Peripheral gating of mechanosensation by glial diazepam binding inhibitor.

ABSTRACT

We report that diazepam binding inhibitor (DBI) is a glial messenger mediating satellite glia-sensory neuron crosstalk in the dorsal root ganglion (DRG). DBI is highly expressed in satellite glia cells (SGCs) of mice, rat and human, but not in sensory neurons or most other DRG-resident cells. Knockdown of DBI results in a robust mechanical hypersensitivity without major effects on other sensory modalities. In vivo overexpression of DBI in SGCs reduces sensitivity to mechanical stimulation and alleviates mechanical allodynia in neuropathic and inflammatory pain models.
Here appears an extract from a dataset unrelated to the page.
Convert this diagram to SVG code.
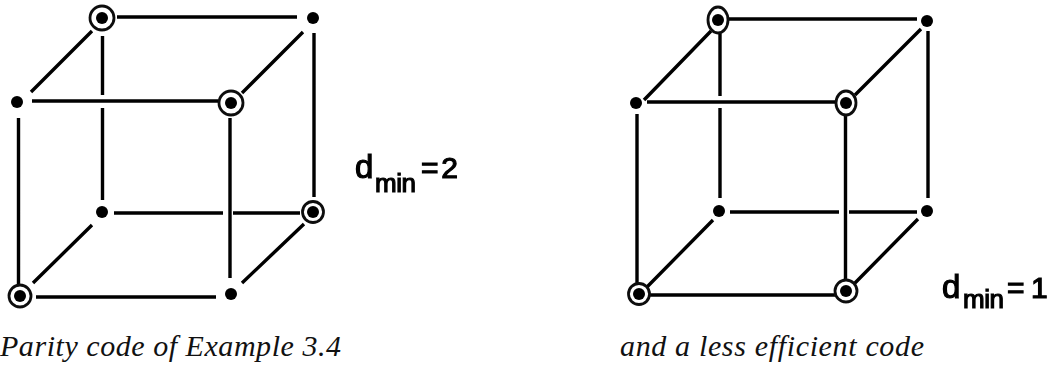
<svg xmlns="http://www.w3.org/2000/svg" width="1053" height="365" viewBox="0 0 1053 365">
<defs><filter id="soft" x="-2%" y="-2%" width="104%" height="104%"><feGaussianBlur stdDeviation="0.55"/></filter></defs>
<style>
.e{stroke:#000;stroke-width:3.4;fill:none}
.d{fill:#000}
.r{fill:#fff;stroke:#111;stroke-width:2.8}
.c{font:italic 30px "Liberation Serif",serif;fill:#111}
.l{font-family:"Liberation Sans",sans-serif;fill:#000;stroke:#000;stroke-width:1.2}
</style>
<rect width="1053" height="365" fill="#fff"/>
<g filter="url(#soft)">
<g id="connectors">
<path class="e" d="M117 17H297M92 31L31 92M303 32L242 93M102.500 36V95M102.500 108V200M32 101H218M18.500 118V285M230 118V278M314 33V197M114 213H223M233 213H300M92 225L33 283M304 224L242 283M36 297H216"/>
<path class="e" d="M728 19H917M711 31L644 100M921 29L855 95M720 33V96M720 108V198M928 31V198M647 102H838M637 114V290M845.500 115V280M650 295H838M730 212H839M849 212H917M713 220L646 288M918 219L853 285"/>
</g>
<g id="n1"><circle class="r" cx="102" cy="18" r="12"/><circle class="d" cx="102" cy="18" r="6"/></g>
<g id="n2"><circle class="d" cx="313" cy="18" r="6"/></g>
<g id="n3"><circle class="d" cx="17" cy="102" r="6"/></g>
<g id="n4"><circle class="r" cx="231" cy="103" r="12"/><circle class="d" cx="231" cy="103" r="6"/></g>
<g id="n5"><circle class="d" cx="102" cy="212" r="6"/></g>
<g id="n6"><circle class="r" cx="313" cy="212" r="10.500"/><circle class="d" cx="313" cy="212" r="6"/></g>
<g id="n7"><circle class="r" cx="20" cy="296" r="11"/><circle class="d" cx="20" cy="296" r="6"/></g>
<g id="n8"><circle class="d" cx="231" cy="294" r="6"/></g>
<g id="n9"><ellipse class="r" cx="718" cy="20" rx="10" ry="13"/><circle class="d" cx="718" cy="20" r="6"/></g>
<g id="n10"><circle class="d" cx="927" cy="21" r="6"/></g>
<g id="n11"><circle class="d" cx="636" cy="103" r="6"/></g>
<g id="n12"><ellipse class="r" cx="846" cy="103" rx="10" ry="12"/><circle class="d" cx="846" cy="103" r="6"/></g>
<g id="n13"><circle class="d" cx="719" cy="211" r="6"/></g>
<g id="n14"><circle class="d" cx="927" cy="211" r="6"/></g>
<g id="n15"><circle class="r" cx="639" cy="294" r="10.500"/><circle class="d" cx="639" cy="294" r="6"/></g>
<g id="n16"><circle class="r" cx="846" cy="291" r="11"/><circle class="d" cx="846" cy="291" r="6"/></g>
<text class="l" x="355" y="178" font-size="33">d</text>
<text class="l" x="375" y="192" font-size="26" textLength="41">min</text>
<text class="l" x="421" y="178" font-size="30" textLength="37">=2</text>
<text class="l" x="942" y="298" font-size="33">d</text>
<text class="l" x="963" y="308" font-size="26" textLength="41">min</text>
<text class="l" x="1007" y="298" font-size="30">=</text>
<text class="l" x="1031" y="298" font-size="30">1</text>
</g>
<text class="c" x="0" y="356" textLength="341">Parity code of Example 3.4</text>
<text class="c" x="620" y="356" textLength="304">and a less efficient code</text>
</svg>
We further show that DBI acts as an unconventional agonist and positive allosteric modulator at the neuronal GABAA receptors, particularly strongly effecting those with a high-affinity benzodiazepine binding site. Such receptors are selectively expressed by a subpopulation of mechanosensitive DRG neurons and these are also more enwrapped with DBI-expressing glia, as compared to other DRG neurons, suggesting a mechanism for specific effect of DBI on mechanosensation. These findings identified a new, peripheral neuron-glia communication mechanism modulating pain signalling, which can be targeted therapeutically.